Wie machen sich Wählerinnen und Wähler eine Meinung über die Persönlichkeit der Kandidierenden? Hilfen gibt es genug: bunte Flyer, Porträts in den Medien, Veranstaltungen. Nur, die Anzahl der Kandidierenden übersteigt die Zahl der freien Sitze bei weitem. In einem kleineren Kanton kann der Überblick noch gewahrt werden, in einem grösseren Kanton ist das unmöglich. Manchmal gebe ich den Rat: „lade die Person, die Dich interessiert, zum Kaffee ein und fühle ihr auf den Zahn“. Das will fast niemand machen, tausend Ausreden werden vorgebracht. Das verstehe ich nicht. Denn es sind ja „unsere Abgeordneten“, die wir da wählen. Und ich möchte die Kandidatin, den Kandidaten sehen, der sich nicht zu einem persönlichen Treffen einfinden wollte.

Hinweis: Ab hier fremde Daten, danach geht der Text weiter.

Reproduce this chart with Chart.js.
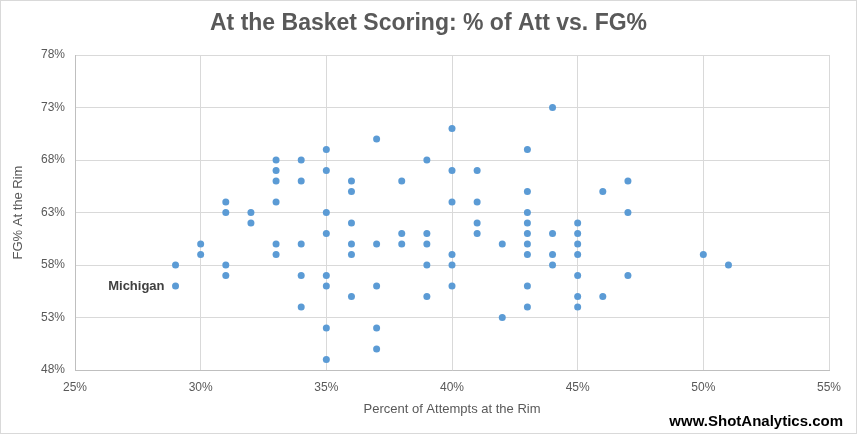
<!DOCTYPE html>
<html>
<head>
<meta charset="utf-8">
<script src="https://cdn.jsdelivr.net/npm/chart.js@4/dist/chart.umd.min.js"></script>
<style>
  html, body { margin: 0; padding: 0; background: #ffffff; }
  canvas { display: block; }
</style>
</head>
<body>
<canvas id="c" width="857" height="434"></canvas>
<script>
// Percent of attempts at the rim (x) and FG% at the rim (y), one entry per team
const attPct = [
  29, 29,
  30, 30,
  31, 31, 31, 31,
  32, 32,
  33, 33, 33, 33, 33, 33,
  34, 34, 34, 34, 34,
  35, 35, 35, 35, 35, 35, 35, 35,
  36, 36, 36, 36, 36, 36,
  37, 37, 37, 37, 37,
  38, 38, 38,
  39, 39, 39, 39, 39,
  40, 40, 40, 40, 40, 40,
  41, 41, 41, 41,
  42, 42,
  43, 43, 43, 43, 43, 43, 43, 43, 43,
  44, 44, 44, 44,
  45, 45, 45, 45, 45, 45, 45,
  46, 46,
  47, 47, 47,
  50,
  51
];
const fgPct = [
  58, 56,
  60, 59,
  64, 63, 58, 57,
  63, 62,
  68, 67, 66, 64, 60, 59,
  68, 66, 60, 57, 54,
  69, 67, 63, 61, 57, 56, 52, 49,
  66, 65, 62, 60, 59, 55,
  70, 60, 56, 52, 50,
  66, 61, 60,
  68, 61, 60, 58, 55,
  71, 67, 64, 59, 58, 56,
  67, 64, 62, 61,
  60, 53,
  69, 65, 63, 62, 61, 60, 59, 56, 54,
  73, 61, 59, 58,
  62, 61, 60, 59, 57, 55, 54,
  65, 55,
  66, 63, 57,
  59,
  58
];
const xTicks = [25, 30, 35, 40, 45, 50, 55];
const yTicks = [48, 53, 58, 63, 68, 73, 78];
const labelledPoint = { x: 29, y: 56, text: 'Michigan' };

const titleText = 'At the Basket Scoring: % of Att vs. FG%';
const xTitle = 'Percent of Attempts at the Rim';
const yTitle = 'FG% At the Rim';
const watermark = 'www.ShotAnalytics.com';

const points = attPct.map((x, i) => ({ x: x, y: fgPct[i] }));
const FONT = "'Liberation Sans', Arial, sans-serif";

const decor = {
  id: 'decor',
  beforeDraw(chart) {
    const ctx = chart.ctx;
    ctx.save();
    ctx.fillStyle = '#ffffff';
    ctx.fillRect(0, 0, chart.width, chart.height);
    ctx.restore();
  },
  afterDraw(chart) {
    const ctx = chart.ctx;
    ctx.save();
    // outer border
    ctx.strokeStyle = '#d9d9d9';
    ctx.lineWidth = 1;
    ctx.strokeRect(0.5, 0.5, chart.width - 1, chart.height - 1);
    // title
    ctx.fillStyle = '#595959';
    ctx.font = 'bold 23px ' + FONT;
    ctx.textAlign = 'center';
    ctx.textBaseline = 'middle';
    ctx.fillText(titleText, chart.width / 2, 24);
    // watermark
    ctx.fillStyle = '#000000';
    ctx.font = 'bold 15px ' + FONT;
    ctx.textAlign = 'right';
    ctx.fillText(watermark, chart.width - 14, 422);
    // data label
    const meta = chart.getDatasetMeta(0);
    const idx = points.findIndex(p => p.x === labelledPoint.x && p.y === labelledPoint.y);
    if (idx >= 0) {
      const el = meta.data[idx];
      ctx.fillStyle = '#404040';
      ctx.font = 'bold 13px ' + FONT;
      ctx.textAlign = 'right';
      ctx.fillText(labelledPoint.text, el.x - 11, el.y);
    }
    ctx.restore();
  }
};

new Chart(document.getElementById('c'), {
  type: 'scatter',
  data: {
    datasets: [{
      data: points,
      backgroundColor: '#5b9bd5',
      borderColor: '#5b9bd5',
      borderWidth: 0,
      pointRadius: 3.5,
      pointHoverRadius: 3.5
    }]
  },
  options: {
    responsive: false,
    animation: false,
    devicePixelRatio: 1,
    layout: { padding: { left: 0, right: 28, top: 55, bottom: 0 } },
    plugins: {
      legend: { display: false },
      tooltip: { enabled: false },
      title: { display: false }
    },
    scales: {
      x: {
        type: 'linear',
        min: xTicks[0],
        max: xTicks[xTicks.length - 1],
        afterBuildTicks: s => { s.ticks = xTicks.map(v => ({ value: v })); },
        afterFit: s => { s.height = 64; },
        grid: { color: '#d9d9d9', drawTicks: false },
        border: { color: '#bfbfbf' },
        ticks: {
          padding: 10,
          color: '#595959',
          font: { family: FONT, size: 12 },
          callback: v => v + '%',
          maxRotation: 0
        },
        title: {
          display: true,
          text: xTitle,
          color: '#595959',
          font: { family: FONT, size: 13 },
          padding: { top: 0, bottom: 17 }
        }
      },
      y: {
        type: 'linear',
        min: yTicks[0],
        max: yTicks[yTicks.length - 1],
        afterBuildTicks: s => { s.ticks = yTicks.map(v => ({ value: v })); },
        afterFit: s => { s.width = 75; },
        grid: { color: '#d9d9d9', drawTicks: false },
        border: { color: '#bfbfbf' },
        ticks: {
          padding: 10,
          color: '#595959',
          font: { family: FONT, size: 12 },
          callback: v => v + '%'
        },
        title: {
          display: true,
          text: yTitle,
          color: '#595959',
          font: { family: FONT, size: 13 },
          padding: { top: 11, bottom: 0 }
        }
      }
    }
  },
  plugins: [decor]
});
</script>
</body>
</html>
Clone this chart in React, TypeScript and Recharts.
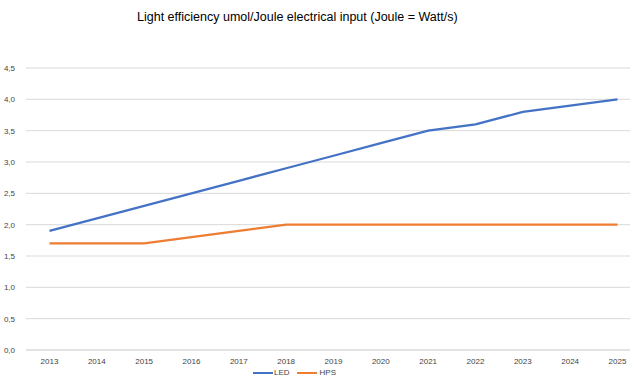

Und dann mache ich noch einen weiteren Hinweis. Kandidierende müssen heute „medientauglich“ sein. Das wird so herum geboten. Bei Mitgliedern des eidgenössischen Parlamentes würde ich das nicht einfach bestätigen. Medientauglichkeit ist eine hilfreiche Eigenschaft für politisierende Zeitgenossen. Wer über ein Thema druckreif in ein Mikrophon spricht, wird immer wieder angegangen. Aber über die Durchsetzungsfähigkeit, Hartnäckigkeit, die Kunst, über Fraktionen hinweg Koalitionen zu schmieden, sagt das gar nichts aus. Ich habe es erlebt, dass ein Parlamentarier, dessen Name nicht schweizweit leuchtete, seine Anliegen im Parlament immer wieder durchbrachte. Weil er still und leise Verbündete in anderen Fraktionen suchte, sogar einem anderen eine gute Idee abtreten konnte, wenn das mehr Erfolg versprach. Ich war jeweils sehr beeindruckt. Und so lohnt es sich bei wieder Kandidierenden etwas nachzufragen oder nachzulesen, wofür sie denn während der letzten vier Jahren standen, sich einsetzten.

Wahlen liegen uns in der Schweiz nicht so sehr am Herzen, heisst es gelegentlich. Wir können ja durch Volksinitiative und Referendum direkt in das Schicksal unseres Landes eingreifen. Das stimmt. Wenn wir aber die nationale Politik interessiert verfolgen, stellen wir fest, wie viele wichtige Entscheidungen im Parlament gefällt werden und gar nie vor das Volk kommen. Daher lohnt es sich, der Wahl der Mitglieder von National- und Ständerat die nötige Aufmerksamkeit zu schenken! Und das früh genug, damit wir Zeit haben, uns eine fundierte Meinung zu bilden.

21. September 2014

Zur Person
Judith Stamm, geboren 1934, aufgewachsen und ausgebildet in Zürich, verfolgte ihre berufliche und politische Laufbahn in Luzern. Sie arbeitete bei der Kantonspolizei und bei der Jugendanwaltschaft, vertrat die CVP von 1971 - 1984 im Grossen Rat (heute Kantonsrat) und von 1983 - 1999 im Nationalrat, den sie 1996/97 präsidierte. Sie war 1989 - 1996 Präsidentin der Eidgenössischen Kommission für Frauenfragen und 1998 - 2007 Präsidentin der Schweizerischen Gemeinnützigen Gesellschaft und deren Rütlikommission. Heute geniesst sie ihren Ruhestand in Luzern.